SOURCE EXCERPT:
>> Begin

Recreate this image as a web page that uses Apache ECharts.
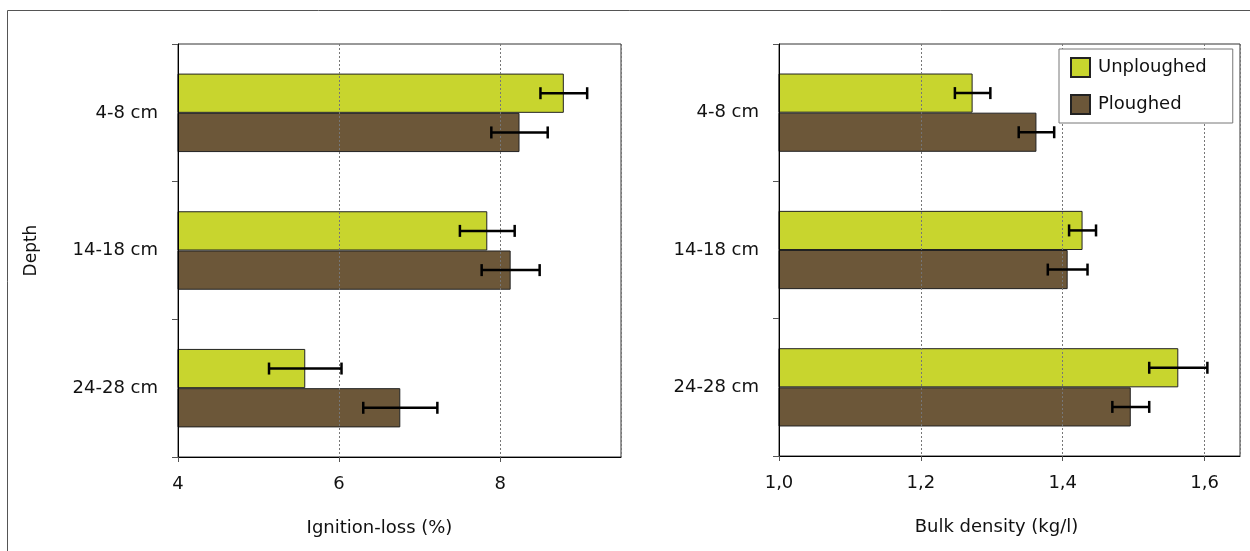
<!DOCTYPE html>
<html>
<head>
<meta charset="utf-8">
<script src="https://cdn.jsdelivr.net/npm/echarts@6/dist/echarts.min.js"></script>
<style>
  html, body { margin: 0; padding: 0; background: #fff; }
  #chart { width: 1250px; height: 551px; }
</style>
</head>
<body>
<div id="chart"></div>
<script>
// Sampling depths (top to bottom)
const depths = ['4-8 cm', '14-18 cm', '24-28 cm'];
const seriesNames = ['Unploughed', 'Ploughed'];

// Ignition-loss (%) means and error half-widths
const ignitionUnploughed = [8.79, 7.84, 5.58];
const ignitionUnploughedErr = [0.29, 0.34, 0.45];
const ignitionPloughed = [8.24, 8.13, 6.76];
const ignitionPloughedErr = [0.35, 0.36, 0.46];

// Bulk density (kg/l) means and error half-widths
const densityUnploughed = [1.273, 1.428, 1.563];
const densityUnploughedErr = [0.025, 0.019, 0.041];
const densityPloughed = [1.363, 1.407, 1.496];
const densityPloughedErr = [0.025, 0.028, 0.026];

// Axis ranges
const ignitionTicks = { min: 4, max: 9.5, interval: 2 };
const densityTicks = { min: 1.0, max: 1.65, interval: 0.2 };

const COLOR_UNPLOUGHED = '#c8d52e';
const COLOR_PLOUGHED = '#6c5739';
const FONT = 'DejaVu Sans';
const CAT_GAP = 0.43;

const chart = echarts.init(document.getElementById('chart'), null, { renderer: 'canvas' });

function errData(means, errs) {
  return means.map((m, i) => [i, m, errs[i]]);
}

// Whisker drawn at the bar's centre; side = -1 upper bar, +1 lower bar
function errorBarSeries(name, xi, yi, means, errs, side) {
  return {
    type: 'custom',
    name: name + ' error',
    xAxisIndex: xi,
    yAxisIndex: yi,
    z: 6,
    silent: true,
    encode: { x: 1, y: 0 },
    data: errData(means, errs),
    renderItem: function (params, api) {
      const cat = api.value(0);
      const mean = api.value(1);
      const err = api.value(2);
      const band = api.size([0, 1])[1];
      const bw = band * (1 - CAT_GAP) / 2;
      const lo = api.coord([mean - err, cat]);
      const hi = api.coord([mean + err, cat]);
      const y = lo[1] + side * bw / 2;
      const cap = 6;
      const style = { stroke: '#000', lineWidth: 2.5 };
      return {
        type: 'group',
        children: [
          { type: 'line', shape: { x1: lo[0], y1: y, x2: hi[0], y2: y }, style: style },
          { type: 'line', shape: { x1: lo[0], y1: y - cap, x2: lo[0], y2: y + cap }, style: style },
          { type: 'line', shape: { x1: hi[0], y1: y - cap, x2: hi[0], y2: y + cap }, style: style }
        ]
      };
    }
  };
}

function valueAxis(gridIndex, ticks, name, fmt, namePad) {
  return {
    type: 'value',
    gridIndex: gridIndex,
    min: ticks.min,
    max: ticks.max,
    interval: ticks.interval,
    z: 3,
    name: name,
    nameLocation: 'middle',
    nameGap: 62,
    nameTextStyle: { fontFamily: FONT, fontSize: 18, color: '#111', padding: namePad },
    axisLine: { show: true, lineStyle: { color: '#000', width: 1 } },
    axisTick: { show: true, inside: false, length: 5, lineStyle: { color: '#555' } },
    axisLabel: {
      show: true, margin: 18, showMaxLabel: false,
      fontFamily: FONT, fontSize: 18, color: '#111',
      formatter: fmt
    },
    splitLine: { show: true, lineStyle: { color: '#777', type: [2, 2], width: 1 } }
  };
}

function categoryAxis(gridIndex, withName) {
  return {
    type: 'category',
    gridIndex: gridIndex,
    data: depths,
    inverse: true,
    z: 3,
    name: withName ? 'Depth' : '',
    nameLocation: 'middle',
    nameGap: 138,
    nameRotate: 90,
    nameTextStyle: { fontFamily: FONT, fontSize: 17, color: '#111' },
    axisLine: { show: true, lineStyle: { color: '#000', width: 1 } },
    axisTick: { show: true, inside: false, length: 6, alignWithLabel: false, lineStyle: { color: '#555' } },
    axisLabel: { margin: 20, fontFamily: FONT, fontSize: 18, color: '#111' },
    splitLine: { show: false }
  };
}

function barSeries(name, color, xi, yi, values) {
  return {
    type: 'bar',
    name: name,
    xAxisIndex: xi,
    yAxisIndex: yi,
    data: values,
    barGap: '0%',
    barCategoryGap: (CAT_GAP * 100) + '%',
    itemStyle: { color: color, borderColor: '#222', borderWidth: 1 },
    emphasis: { disabled: true }
  };
}

const ignitionFmt = v => (v % ignitionTicks.interval === 0 ? String(v) : '');
const densityFmt = v => (Math.abs(Math.round(v * 10) - v * 10) < 1e-6 ? v.toFixed(1).replace('.', ',') : '');

const option = {
  animation: false,
  backgroundColor: '#fff',
  grid: [
    { left: 178, right: 629, top: 44, bottom: 94, show: true, borderColor: '#333', borderWidth: 1, backgroundColor: 'transparent' },
    { left: 779, right: 10, top: 44, bottom: 95, show: true, borderColor: '#333', borderWidth: 1, backgroundColor: 'transparent' }
  ],
  legend: {
    data: seriesNames,
    orient: 'vertical',
    left: 1059,
    top: 49,
    z: 10,
    padding: [8, 26, 8, 11],
    itemGap: 16,
    itemWidth: 19,
    itemHeight: 19,
    backgroundColor: '#fff',
    borderColor: '#777',
    borderWidth: 1,
    borderRadius: 0,
    icon: 'rect',
    textStyle: { fontFamily: FONT, fontSize: 18, color: '#111', padding: [0, 0, 0, 3] }
  },
  xAxis: [
    valueAxis(0, ignitionTicks, 'Ignition-loss (%)', ignitionFmt, [0, 40, 0, 0]),
    valueAxis(1, densityTicks, 'Bulk density (kg/l)', densityFmt, [0, 26, 0, 0])
  ],
  yAxis: [
    categoryAxis(0, true),
    categoryAxis(1, false)
  ],
  series: [
    barSeries('Unploughed', COLOR_UNPLOUGHED, 0, 0, ignitionUnploughed),
    barSeries('Ploughed', COLOR_PLOUGHED, 0, 0, ignitionPloughed),
    barSeries('Unploughed', COLOR_UNPLOUGHED, 1, 1, densityUnploughed),
    barSeries('Ploughed', COLOR_PLOUGHED, 1, 1, densityPloughed),
    errorBarSeries('Unploughed', 0, 0, ignitionUnploughed, ignitionUnploughedErr, -1),
    errorBarSeries('Ploughed', 0, 0, ignitionPloughed, ignitionPloughedErr, 1),
    errorBarSeries('Unploughed', 1, 1, densityUnploughed, densityUnploughedErr, -1),
    errorBarSeries('Ploughed', 1, 1, densityPloughed, densityPloughedErr, 1)
  ],
  graphic: [
    {
      type: 'rect',
      silent: true,
      z: 0,
      shape: { x: 7.5, y: 10.5, width: 1400, height: 700 },
      style: { fill: 'none', stroke: '#555', lineWidth: 1 }
    }
  ]
};

chart.setOption(option);
</script>
</body>
</html>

>> End

TASK DETAILS:
Return only the lines from the start of the data through the line that contains "const seriesNames = ['Unploughed', 'Ploughed'];", please, copying them exactly and omitting all pictures.

REPLY:
Recreate this image as a web page that uses Apache ECharts.
<!DOCTYPE html>
<html>
<head>
<meta charset="utf-8">
<script src="https://cdn.jsdelivr.net/npm/echarts@6/dist/echarts.min.js"></script>
<style>
  html, body { margin: 0; padding: 0; background: #fff; }
  #chart { width: 1250px; height: 551px; }
</style>
</head>
<body>
<div id="chart"></div>
<script>
// Sampling depths (top to bottom)
const depths = ['4-8 cm', '14-18 cm', '24-28 cm'];
const seriesNames = ['Unploughed', 'Ploughed'];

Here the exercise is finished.